A Igreja e o dom do serviço aos doentes

Em 11 de fevereiro, a Igreja celebra o Dia Mundial do Doente, instituído por São João Paulo II em 1992. Nesse dia, o calendário litúrgico católico faz memória de Nossa Senhora de Lourdes. Esta data marca o início das aparições da Imaculada Conceição numa gruta na localidade de Lourdes, na França, em 1858, a uma adolescente daquelas paragens chamada Bernadette Soubirous. 

As aparições de Lourdes estão relacionadas ao dom de curar enfermidades, pois, no dia 25 de fevereiro daquele ano, a testemunha das aparições, em atenção ao pedido daquela Senhora, cavou no chão da gruta e viu surgir uma nascente, cuja água curou várias pessoas. A Igreja reconheceu em 1860 a autenticidade das aparições, e o local passou a receber peregrinos de todo o mundo.

Desde a instituição do Dia Mundial dos Doentes, os pontífices costumam enviar uma mensagem exortando a Igreja ao serviço dos enfermos. Neste ano, o Papa Francisco escolheu como lema: “Um só é o vosso Mestre e vós sois todos irmãos” (Mt 23,8). Ele exorta para que o bálsamo da proximidade e de relações interpessoais de confiança perpasse ações de cuidado aos adoecidos. 

O Papa convida à vivência do “amor fraterno que em Cristo gera uma comunidade capaz de curar”. A comunidade não pode se descuidar do dom que lhes foi concedido por Jesus de “curar os enfermos”. Quanto ao sentido desta “cura”, Francisco esclarece no final da mensagem: “As curas realizadas por Jesus nunca foram gestos mágicos, mas fruto de um encontro, uma relação interpessoal, em que o dom de Deus, oferecido por Jesus, corresponde a fé de quem o acolhe”. Eis a razão pela qual o Senhor se despedia nesses encontros dizendo: “A tua fé te salvou”. 

A expressão “comunidade capaz de curar” (mensagem do Papa Francisco para o XXIX Dia Mundial do Doente, 3) deve ser entendida como exortação às paróquias para exercerem a missão imprescindível de cuidar dos enfermos. Sobretudo no contexto da pandemia de COVID-19, que requer isolamento dos infectados, com poucas pessoas no auxílio. Diante do perigo de contágio, os próprios ministros e visitadores paroquiais passaram a ter dificuldades de se aproximarem desses doentes. Mesmo assim, Francisco enfatiza justamente o aspecto relacional para a “comunidade ser capaz de curar”.

Certamente, o faz porque a proximidade é fundamental para as comunidades se exercitarem no serviço em termos samaritanos, sobretudo junto aos mais frágeis.
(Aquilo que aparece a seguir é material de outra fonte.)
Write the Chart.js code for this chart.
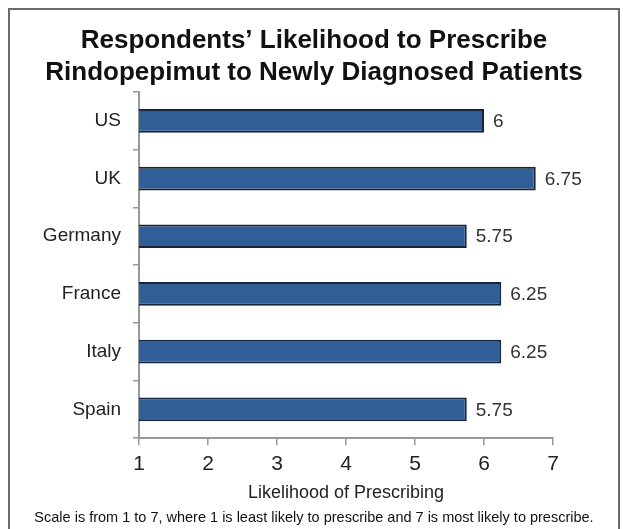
<!DOCTYPE html>
<html>
<head>
<meta charset="utf-8">
<script src="https://cdn.jsdelivr.net/npm/chart.js@4"></script>
<style>
  html, body { margin: 0; padding: 0; background: #fff; overflow: hidden; }
  #frame { position: absolute; left: 8px; top: 8px; width: 608px; height: 530px;
           border: 2px solid #6a6a6a; border-bottom: none; }
  #likelihoodChart { position: absolute; left: 0; top: 0; }
</style>
</head>
<body>
<div id="frame"></div>
<canvas id="likelihoodChart" width="623" height="529"></canvas>
<script>
// data
var countries = ['US', 'UK', 'Germany', 'France', 'Italy', 'Spain'];
var likelihood = [6, 6.75, 5.75, 6.25, 6.25, 5.75];
var scaleTicks = [1, 2, 3, 4, 5, 6, 7];

var titleLines = ['Respondents\u2019 Likelihood to Prescribe', 'Rindopepimut to Newly Diagnosed Patients'];
var footnote = 'Scale is from 1 to 7, where 1 is least likely to prescribe and 7 is most likely to prescribe.';

// value labels at the end of each bar
var valueLabels = {
    id: 'valueLabels',
    afterDatasetsDraw: function(chart) {
        var ctx = chart.ctx;
        var meta = chart.getDatasetMeta(0);
        ctx.save();
        ctx.font = '19px "Liberation Sans", Arial, sans-serif';
        ctx.fillStyle = '#333';
        ctx.textAlign = 'left';
        ctx.textBaseline = 'middle';
        meta.data.forEach(function(bar, i) {
            ctx.fillText(String(likelihood[i]), bar.x + 9, bar.y + 1);
        });
        ctx.restore();
    }
};

// title and footnote centred on the whole frame, not the padded box
var frameText = {
    id: 'frameText',
    afterDraw: function(chart) {
        var ctx = chart.ctx;
        var cx = 314;
        ctx.save();
        ctx.textAlign = 'center';
        ctx.textBaseline = 'middle';
        ctx.fillStyle = '#111';
        ctx.font = 'bold 26px "Liberation Sans", Arial, sans-serif';
        ctx.fillText(titleLines[0], cx, 41);
        ctx.fillText(titleLines[1], cx, 73);
        ctx.font = '14.5px "Liberation Sans", Arial, sans-serif';
        ctx.fillText(footnote, cx, 518);
        ctx.restore();
    }
};

var ctx = document.getElementById('likelihoodChart').getContext('2d');
var likelihoodChart = new Chart(ctx, {
    type: 'bar',
    data: {
        labels: countries,
        datasets: [{
            label: 'Likelihood',
            data: likelihood,
            backgroundColor: '#2f5f96',
            borderColor: '#15253a',
            borderWidth: 2,
            borderSkipped: false,
            categoryPercentage: 1,
            barPercentage: 0.41
        }]
    },
    options: {
        indexAxis: 'y',
        responsive: false,
        animation: false,
        layout: {
            padding: { left: 9, right: 70, top: 92, bottom: 25 }
        },
        plugins: {
            legend: { display: false },
            tooltip: { enabled: false },
            title: { display: false }
        },
        scales: {
            x: {
                type: 'linear',
                min: 1,
                max: 7,
                afterBuildTicks: function(scale) {
                    scale.ticks = scaleTicks.map(function(v) { return { value: v }; });
                },
                grid: { drawOnChartArea: false, color: '#999', tickLength: 7, lineWidth: 1.5 },
                border: { color: '#999', width: 2 },
                ticks: {
                    color: '#222',
                    padding: 6,
                    font: { family: '"Liberation Sans", Arial, sans-serif', size: 21 }
                },
                title: {
                    display: true,
                    text: 'Likelihood of Prescribing',
                    color: '#222',
                    padding: { top: 0, bottom: 0 },
                    font: { family: '"Liberation Sans", Arial, sans-serif', size: 18 }
                }
            },
            y: {
                afterFit: function(scale) { scale.width = 130; },
                grid: { drawOnChartArea: false, offset: true, color: '#999', tickLength: 6, lineWidth: 1.5 },
                border: { color: '#999', width: 2 },
                ticks: {
                    color: '#222',
                    padding: 12,
                    font: { family: '"Liberation Sans", Arial, sans-serif', size: 19 }
                }
            }
        }
    },
    plugins: [valueLabels, frameText]
});
</script>
</body>
</html>
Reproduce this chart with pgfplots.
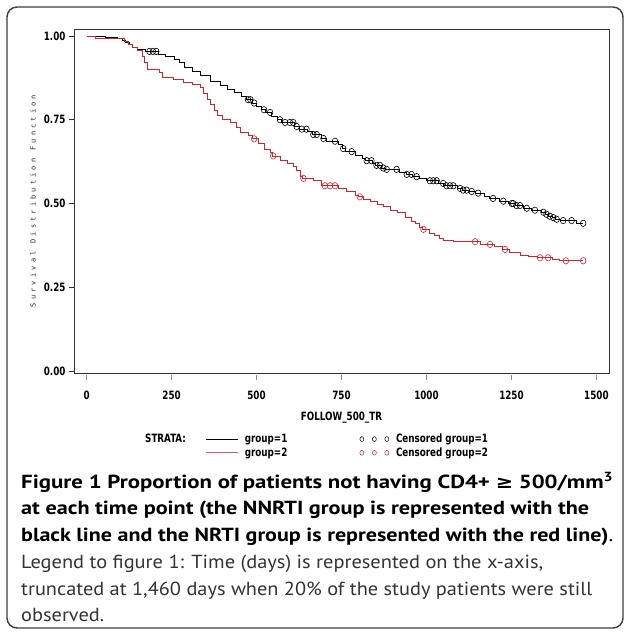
\documentclass[border=0pt]{standalone}
\usepackage{fontspec}
\usepackage{graphicx}
\usepackage{pgfplots}
\pgfplotsset{compat=1.18}
\setmainfont{PT Sans}
\newfontfamily\capbold[FakeStretch=1.15]{PT Sans}
\newfontfamily\caplight[FakeStretch=1.06]{PT Sans}
\newfontfamily\sas[FakeStretch=0.85]{DejaVu Sans Condensed}
\newfontfamily\sasmono{DejaVu Sans Mono}
\newfontfamily\symb[FakeStretch=1.1]{DejaVu Sans}
\definecolor{kmred}{RGB}{210,35,45}
\definecolor{boxgray}{RGB}{60,60,60}
\pgfplotsset{
  legline/.style={legend image code/.code={\draw[##1] (0bp,0bp) -- (32bp,0bp);}},
  legcirc/.style={legend image code/.code={\draw[##1] plot coordinates {(2bp,0bp) (14.5bp,0bp) (27bp,0bp)}; \path (30bp,0bp);}},
}
\newcommand{\sasfont}{\sas\bfseries\fontsize{11.5}{12}\selectfont}
\newcommand{\capline}[2]{\resizebox{#1bp}{\height}{#2}}

\begin{document}
\begin{tikzpicture}[x=1bp,y=1bp]
\useasboundingbox (0,0) rectangle (624,-632);
\draw[boxgray, line width=1.4bp, rounded corners=10bp] (7,-7) rectangle (623,-628);

\begin{axis}[
  at={(74bp,-373bp)}, anchor=south west,
  width=535bp, height=344bp, scale only axis,
  xmin=-37, xmax=1537, ymin=-0.006, ymax=1.021,
  xtick={0,250,500,750,1000,1250,1500},
  ytick={0,0.25,0.5,0.75,1},
  xtick pos=bottom, ytick pos=left,
  tick align=outside, major tick length=5bp,
  xtick style={black!45, line width=0.9bp, yshift=-2bp},
  ytick style={black!80, line width=0.8bp},
  axis line style={black!80, line width=0.9bp},
  /pgf/number format/assume math mode=true,
  /pgf/number format/1000 sep={},
  yticklabel style={/pgf/number format/.cd, fixed, fixed zerofill, precision=2},
  tick label style={font=\sasfont},
  xticklabel style={yshift=-9bp},
  xlabel={FOLLOW\_500\_TR},
  every axis x label/.style={at={(axis description cs:0.5,-0.1299)}, anchor=center,
    font=\sasfont},
  ylabel={\addfontfeature{LetterSpace=45}Survival\hspace{8bp}Distribution\hspace{8bp}Function},
  every axis y label/.style={at={(axis description cs:-0.0766,0.5)}, rotate=90, anchor=center,
    font=\sasmono\fontsize{7}{8}\selectfont, text=black!85},
  legend columns=2,
  legend style={at={(axis description cs:0.2467,-0.1744)}, anchor=north west,
    draw=none, fill=none, inner sep=0pt, outer sep=0pt, row sep=1.5bp,
    font=\sasfont,
    nodes={inner xsep=3bp, inner ysep=1bp},
    /tikz/every even column/.append style={column sep=69.5bp},
    /tikz/every odd column/.append style={column sep=3bp}},
  legend cell align=left,
]

% group=1 (black)
\addplot[const plot, black, line width=0.8bp, forget plot] table {
0 1.000
56 0.997
90 0.993
105 0.988
115 0.982
125 0.974
135 0.966
150 0.961
172 0.954
210 0.944
232 0.938
257 0.931
272 0.920
287 0.907
310 0.895
336 0.882
365 0.866
395 0.852
415 0.842
434 0.832
455 0.820
470 0.810
488 0.800
500 0.790
515 0.780
525 0.772
545 0.760
560 0.750
572 0.742
612 0.730
625 0.722
650 0.714
665 0.706
690 0.694
705 0.686
740 0.676
752 0.664
762 0.655
790 0.645
810 0.636
820 0.628
840 0.620
850 0.614
868 0.606
880 0.602
920 0.594
940 0.587
960 0.580
980 0.574
1000 0.568
1035 0.560
1050 0.553
1090 0.545
1105 0.540
1125 0.536
1145 0.531
1170 0.522
1185 0.515
1215 0.507
1240 0.500
1262 0.494
1285 0.486
1310 0.480
1338 0.474
1350 0.468
1360 0.462
1370 0.458
1380 0.453
1395 0.449
1440 0.441
1461 0.441
};

% group=2 (red)
\addplot[const plot, kmred, line width=0.8bp, forget plot] table {
0 1.000
25 0.993
112 0.985
122 0.976
135 0.966
150 0.956
163 0.940
170 0.920
178 0.901
215 0.892
222 0.877
255 0.872
285 0.862
312 0.855
335 0.847
345 0.830
355 0.812
365 0.795
375 0.778
385 0.762
400 0.752
424 0.742
440 0.727
453 0.712
475 0.703
488 0.693
505 0.680
522 0.663
540 0.652
548 0.642
570 0.630
590 0.620
608 0.612
618 0.598
628 0.582
636 0.575
667 0.568
690 0.553
740 0.545
765 0.535
790 0.525
800 0.520
815 0.512
835 0.505
855 0.497
872 0.490
895 0.480
915 0.472
937 0.458
955 0.448
966 0.440
980 0.430
988 0.423
1010 0.412
1022 0.405
1038 0.397
1050 0.391
1078 0.386
1160 0.378
1200 0.371
1222 0.363
1245 0.355
1275 0.346
1300 0.342
1325 0.338
1370 0.333
1390 0.329
1461 0.329
};

% censored group=1
\addplot[only marks, mark=o, mark size=2.8bp,
  mark options={black, line width=0.6bp, yscale=1.15}, forget plot] table {
185 0.954
195 0.954
205 0.954
475 0.810
482 0.810
493 0.800
522 0.780
540 0.772
569 0.750
584 0.742
598 0.742
608 0.742
618 0.730
633 0.722
647 0.722
667 0.706
677 0.706
697 0.694
731 0.686
755 0.664
780 0.655
824 0.628
838 0.628
853 0.614
863 0.614
873 0.606
883 0.602
912 0.602
942 0.587
956 0.587
971 0.580
1010 0.568
1020 0.568
1030 0.568
1049 0.560
1059 0.553
1069 0.553
1079 0.553
1099 0.545
1108 0.540
1118 0.540
1133 0.536
1152 0.531
1196 0.515
1226 0.507
1251 0.500
1255 0.500
1265 0.494
1275 0.494
1295 0.486
1319 0.480
1344 0.474
1353 0.468
1363 0.462
1373 0.458
1383 0.453
1402 0.449
1427 0.449
1461 0.441
};

% censored group=2
\addplot[only marks, mark=o, mark size=2.8bp,
  mark options={kmred, line width=0.6bp, yscale=1.15}, forget plot] table {
493 0.693
549 0.642
638 0.575
701 0.553
716 0.553
731 0.553
804 0.520
991 0.423
1143 0.386
1187 0.378
1231 0.363
1334 0.338
1358 0.338
1410 0.329
1461 0.329
};

\addlegendimage{black, line width=0.8bp, legline}
\addlegendentry{group=1}
\addlegendimage{only marks, mark=o, mark size=2bp, mark options={black, line width=0.5bp, yscale=1.2}, legcirc}
\addlegendentry{Censored group=1}
\addlegendimage{kmred!75, line width=0.8bp, legline}
\addlegendentry{group=2}
\addlegendimage{only marks, mark=o, mark size=2bp, mark options={kmred, line width=0.5bp, yscale=1.2}, legcirc}
\addlegendentry{Censored group=2}
\end{axis}

\node[anchor=west, inner sep=0pt, font=\sasfont] at (145,-438.5) {STRATA:};

\begin{scope}[every node/.style={anchor=base west, inner sep=0pt}]
\node at (21,-488) {\capline{592}{\capbold\bfseries\fontsize{19}{22}\selectfont Figure 1 Proportion of patients not having CD4+ {\symb\bfseries\fontsize{18}{22}\selectfont ≥} 500/mm\textsuperscript{3}}};
\node at (21,-514.5) {\capline{568}{\capbold\bfseries\fontsize{19}{22}\selectfont at each time point (the NNRTI group is represented with the}};
\node at (21,-541) {\capline{592}{\capbold\fontsize{19}{22}\selectfont{\bfseries black line and the NRTI group is represented with the red line)}.}};
\node[text=black!80] at (21,-568) {\capline{522}{\caplight\fontsize{19}{22}\selectfont Legend to figure 1: Time (days) is represented on the x-axis,}};
\node[text=black!80] at (21,-595) {\capline{571}{\caplight\fontsize{19}{22}\selectfont truncated at 1,460 days when 20\% of the study patients were still}};
\node[text=black!80] at (21,-621) {\capline{83}{\caplight\fontsize{19}{22}\selectfont observed.}};
\end{scope}
\end{tikzpicture}
\end{document}
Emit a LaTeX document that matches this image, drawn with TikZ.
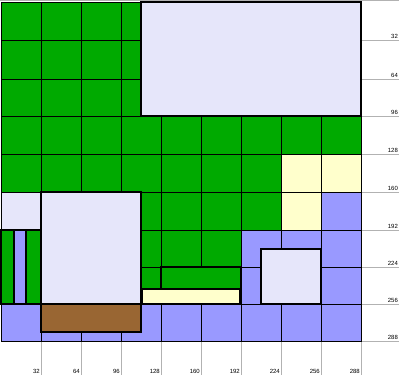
\documentclass[tikz,border=0pt]{standalone}
\usepackage{fontspec}
\setmainfont{Liberation Sans}
\definecolor{grn}{HTML}{00AA00}
\definecolor{lav}{HTML}{E6E6FA}
\definecolor{blu}{HTML}{9999FF}
\definecolor{crm}{HTML}{FFFFCC}
\definecolor{brn}{HTML}{996633}
\def\xs{{1,41,81,121,161,201,241,281,321,361}}
\def\ys{{2,40,79,116,154,192,230,267,304,341}}
\newcommand\mycell[3]{%
  \pgfmathsetmacro\xa{\xs[#1]}\pgfmathsetmacro\xb{\xs[#1+1]}%
  \pgfmathsetmacro\ya{\ys[#2]}\pgfmathsetmacro\yb{\ys[#2+1]}%
  \draw[cell,fill=#3] (\xa,\ya) rectangle (\xb,\yb);}
\begin{document}
\begin{tikzpicture}[x=1pt,y=-1pt,
  cell/.style={draw=black,line width=0.8pt},
  box/.style={draw=black,line width=1.1pt},
  thickbox/.style={draw=black,line width=1.7pt},
  axis/.style={draw=black!30,line width=0.8pt},
  lab/.style={font=\fontsize{6}{6}\selectfont,inner sep=0.4pt}]
\useasboundingbox (0,0) rectangle (399,375);
% axes
\draw[axis] (0,0.5) -- (399,0.5);
\foreach \i/\v in {1/32,2/64,3/96,4/128,5/160,6/192,7/224,8/256,9/288}{
  \pgfmathsetmacro\yy{\ys[\i]}
  \pgfmathsetmacro\xx{\xs[\i]}
  \draw[axis] (361,\yy) -- (399,\yy);
  \node[lab,anchor=south east] (ry\i) at (398.5,\yy-0.6) {\v};
  \draw[axis] (\xx,341) -- (\xx,375);
  \node[lab,anchor=south east] (bx\i) at (\xx-0.6,374.5) {\v};
}
% grid cells
\foreach \r in {0,1,2} \foreach \c in {0,...,3} {\mycell{\c}{\r}{grn}}
\foreach \c in {0,...,8} {\mycell{\c}{3}{grn}}
\foreach \c in {0,...,6} {\mycell{\c}{4}{grn}}
\foreach \c in {7,8} {\mycell{\c}{4}{crm}}
\mycell{0}{5}{lav}
\foreach \c in {1,...,6} {\mycell{\c}{5}{grn}}
\mycell{7}{5}{crm}
\mycell{8}{5}{blu}
\foreach \r in {6,7} {
  \foreach \c in {1,...,5} {\mycell{\c}{\r}{grn}}
  \foreach \c in {6,7,8} {\mycell{\c}{\r}{blu}}
}
\foreach \c in {0,...,8} {\mycell{\c}{8}{blu}}
% overlays
\draw[thickbox,fill=lav] (141,2) rectangle (361,116);
\draw[box,fill=lav] (41,192) rectangle (141,304);
\draw[thickbox,fill=grn] (1,230) rectangle (41,304);
\draw[thickbox,fill=blu] (14,230) rectangle (26,304);
\draw[box,fill=brn] (41,304) rectangle (141,332);
\draw[thickbox,fill=grn] (161,267) rectangle (241,289);
\draw[thickbox,fill=crm] (142,289) rectangle (240,304);
\draw[box,fill=lav] (261,249) rectangle (321,304);
\end{tikzpicture}
\end{document}
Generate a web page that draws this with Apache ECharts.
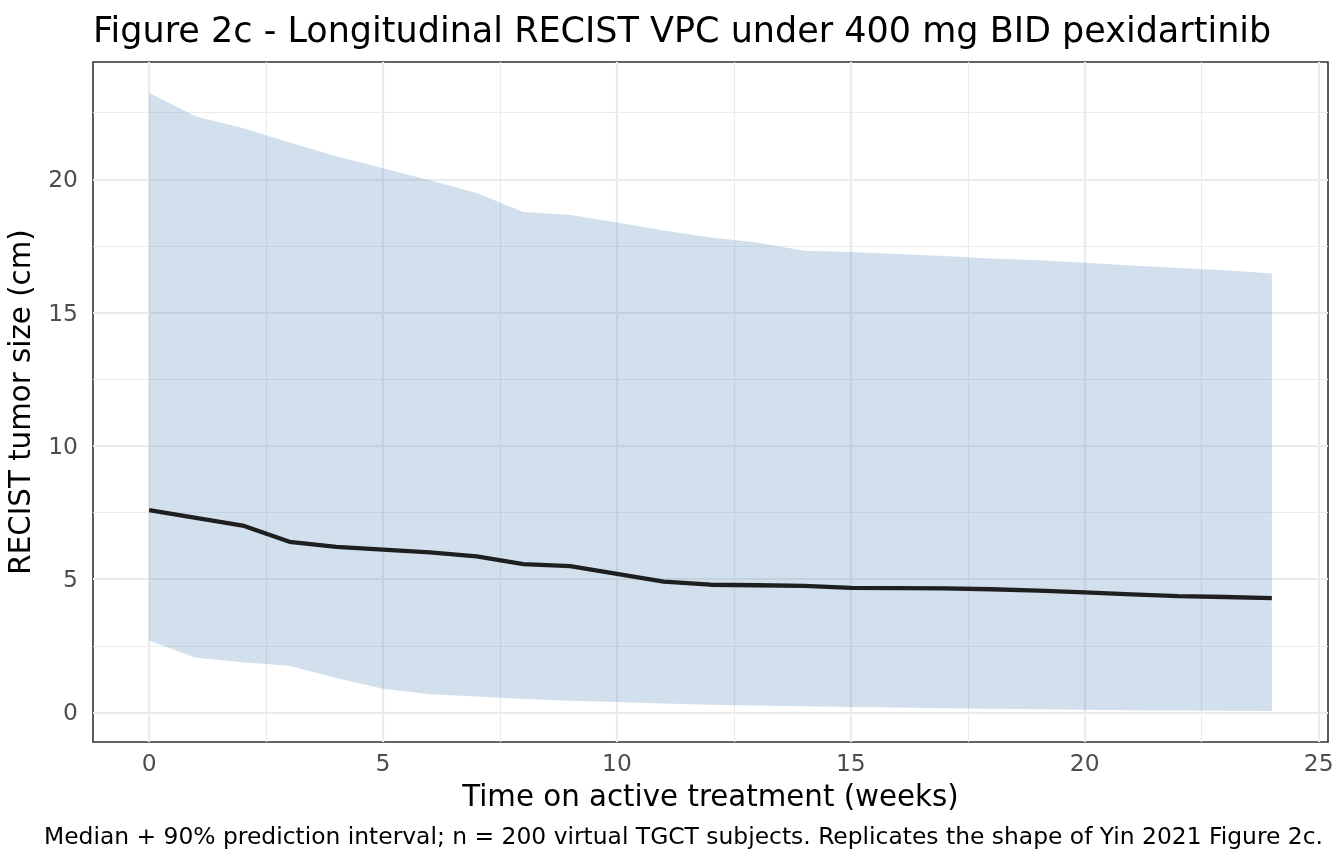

O Evangelho da liturgia de domingo passado narrou Jesus curando a sogra de Pedro, com a aproximação e o gesto de tomá-la pelas mãos para ficar novamente de pé, em condições de retomar o seu serviço ao demais (cf. Mc 1,31).

Nesse gesto de Jesus, vemos concretamente o que Francisco diz na mensagem sobre o serviço, em referência aos enfermos: “O serviço fixa sempre o rosto do irmão, toca a sua carne, sente a sua proximidade e, em alguns casos, até ‘padece’ com ele e procura a promoção do irmão”. “Por isso, o serviço nunca é ideológico, dado que não servimos ideias, mas pessoas” (Francisco, Homilia em Havana, Cuba, 20/09/2015 – Mensagem aos Doentes, 2021). Esta citação também indica a preocupação do Papa com o perigo da “hipocrisia de quantos dizem, mas não fazem” (Mt 23,1-12), e reduzem a fé a “exercícios verbais estéreis”. 

O mesmo aspecto relacional deve ser a baliza para a Pastoral da Saúde junto aos profissionais e voluntários que se ocupam dos adoentados e do acompanhamento deles no itinerário de recuperação. A relação de proximidade e estabelecimento de confiança e respeito no trato é fundamental para o enfermo sentir sua dignidade respeitada em momento de fragilidade, e até de dependência, por aqueles que o servem.

No Dia Mundial dos Doentes, há que se lembrar dos milhares de brasileiros ceifados pela pandemia, lamentar o descaso de autoridades em disponibilizar condições adequadas para o tratamento dos atingidos pela COVID-19 e em disponibilizar com rapidez a vacinação para todos, e exigir mais compromisso e respeito pelo bem maior que é a vida.

Roguemos a intercessão de Nossa Senhora de Lourdes pela saúde de todo o povo brasileiro, por comunidades empenhadas no cuidado dos enfermos, por atendimento humanizado e condições de tratamento de saúde dignas.